When babies are under six years of age, their skin is about as tender and perfect as it ever gets. It has very little melanin – the pigment that causes the skin to look darker – meaning that there’s very little in the way of protection from UV rays. So, naturally, you’ll need them to wear kid’s sunscreen, right?
Actually, no, that’s not the case because until they reach the 6-month milestone, they should always be kept in the shade – meaning that sunscreen isn’t even in the picture.
Clothing Instead of Kid’s Sunscreen
Rather than bothering with trying to safely apply sunscreen to your baby’s delicate skin, you should be looking to cover them – meaning putting light-colored, loose-fitting clothing on. That should be topped off with a wide-brimmed hat, too, so that your little one’s face, neck and shoulders are also properly shaded from the sun.
Not only does putting on clothing like this make your baby look amazingly cute, it will also ensure that you’re not always worrying about how long you’ve been outside.
Avoid The Day’s Hottest Hours
Another way you can protect your baby’s skin is by avoiding the times of the day when the sun is highest in the sky and at its most intense. This generally happens between 10 in the morning and 4 in the afternoon, but again, it’s about covering up instead of considering putting kid’s sunscreen on them.
Most good strollers will have a sun cover that you can use or some kind of parasol to shade your baby. Combined with those loose-fitting clothes we mentioned earlier and you get a setup that gives your bundle of joy all the shade he or she needs.
But It’s Ok to Use it After 6 Months?
Absolutely it’s ok to use after 6 months of age, although that doesn’t mean you can forget about all your young kids using clothing and shade. Rather, it means that you should be gently introducing sunscreen into the equation – particularly as they grow older and you’re spending more time in the outdoors.
Whatever you do, however, the aim is always to stop your baby from getting burnt, as it can actually turn into a very real medical emergency. We’d recommend, for the first year or two, routinely using clothing, shade AND sunscreen to protect the hands feet and arms.
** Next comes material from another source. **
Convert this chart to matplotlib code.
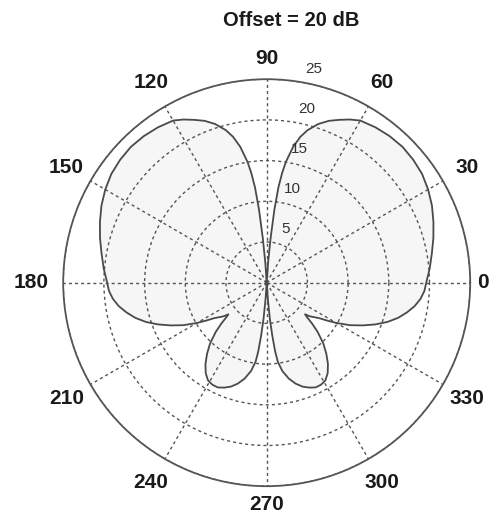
import numpy as np
import matplotlib
matplotlib.use("Agg")
import matplotlib.pyplot as plt

plt.rcParams['font.family'] = ['Liberation Sans', 'DejaVu Sans']

# Right half of the pattern (angles in degrees, -90..90), values in dB + offset
half_angles = [-90, -87, -86, -85, -84, -83, -82, -80, -77, -74, -71, -68, -65,
               -62, -59, -56, -53, -50, -47, -44, -42, -40.5, -39.5, -38, -36,
               -34, -32, -30, -27, -24, -21, -18, -15, -12, -9, -6, -3, 0, 5,
               10, 15, 20, 25, 30, 35, 40, 45, 50, 55, 60, 63, 66, 69, 72, 75,
               77, 79, 81, 82, 83, 84, 85, 86, 87, 90]
half_values = [0, 0, 2.0, 4.5, 6.5, 8.5, 9.8, 11.0, 12.1, 12.9, 13.5, 13.9, 14.2,
               14.2, 14.0, 13.4, 12.5, 11.4, 10.2, 8.7, 7.5, 6.5, 6.1, 6.7, 7.2,
               7.8, 8.8, 9.9, 11.5, 12.9, 14.3, 15.6, 16.7, 17.6, 18.4, 19.0, 19.4,
               19.6, 20.1, 20.6, 21.2, 21.8, 22.4, 22.9, 23.3, 23.5, 23.6, 23.5,
               23.3, 23.0, 22.5, 21.9, 21.3, 20.5, 19.4, 18.4, 17.0, 15.0, 13.6,
               11.8, 9.0, 5.5, 2.5, 0, 0]

angle_labels = ['0', '30', '60', '90', '120', '150', '180', '210', '240', '270', '300', '330']
angle_ticks = [0, 30, 60, 90, 120, 150, 180, 210, 240, 270, 300, 330]
radial_ticks = [5, 10, 15, 20, 25]
title_text = 'Offset = 20 dB'

# full closed curve: right half then mirrored left half
ha = np.array(half_angles, dtype=float)
hv = np.array(half_values, dtype=float)
theta_deg = np.concatenate([ha, 180 - ha[::-1]])
rvals = np.concatenate([hv, hv[::-1]])
theta = np.deg2rad(theta_deg)

W, H = 496, 516
fig = plt.figure(figsize=(W / 100, H / 100), dpi=100)
cx, cy, R = 266.7, 282.7, 203.5
ax = fig.add_axes([(cx - R) / W, (H - cy - R) / H, 2 * R / W, 2 * R / H],
                  projection='polar')
ax.set_ylim(0, 25)

gcol = '#555555'
ax.fill(theta, rvals, color='#f6f6f6', zorder=1)
ax.plot(theta, rvals, color='#4a4a4a', lw=1.3, zorder=3)

# grids
ax.set_thetagrids(angle_ticks, labels=[''] * len(angle_ticks))
ax.set_rgrids([5, 10, 15, 20, 25], labels=[''] * 5)
ax.grid(True, color=gcol, linestyle=(0, (2.2, 2.2)), linewidth=1.0)
ax.spines['polar'].set_color('#555555')
ax.spines['polar'].set_linewidth(1.3)
ax.tick_params(length=0)

# angle labels
label_r = {0: 26.6, 90: 27.6, 180: 28.9, 270: 27.3}
for a, lab in zip(angle_ticks, angle_labels):
    r = label_r.get(a, 28.4)
    ax.text(np.deg2rad(a), r, lab, ha='center', va='center', fontsize=15,
            fontweight='bold', color='#1a1a1a', clip_on=False)

# radial labels
for v in radial_ticks:
    ax.annotate(str(v), xy=(np.deg2rad(80), v), xytext=(8.5, 9.5),
                textcoords='offset points', ha='center', va='center',
                fontsize=11, color='#333333', annotation_clip=False)

fig.text(291 / W, 1 - 20 / H, title_text, ha='center', va='center',
         fontsize=14.5, fontweight='bold', color='#1a1a1a')

fig.savefig('out.png', dpi=100, facecolor='white')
Use Kid’s Sunscreen As the Manufacturer Intended
So, when it comes down to it, you should be remembering these basic facts; 1) children under the age of six months shouldn’t wear it because they’re not ready to go into the sun just yet, 2) your main aim is stopping sun exposure, so while you can’t use sunscreen, you can use shade, parasols, hats and clothing, and 3) avoid the middle of the day when the sun is at its peak.
Follow these rules, and you won’t have to go through the misery of dealing with a baby with sunburn. What’s more, your little one won’t be put at higher risk of developing cancer later in their lives – something that jumps dramatically after just one bout of sunburn.
After 6 months, it’s something to consider, but before then, just do everything you can to ensure they’re never in direct sunlight – even when they’re indoors. UV rays can do just as much damage through a window as when you’re outside, so always have this in mind.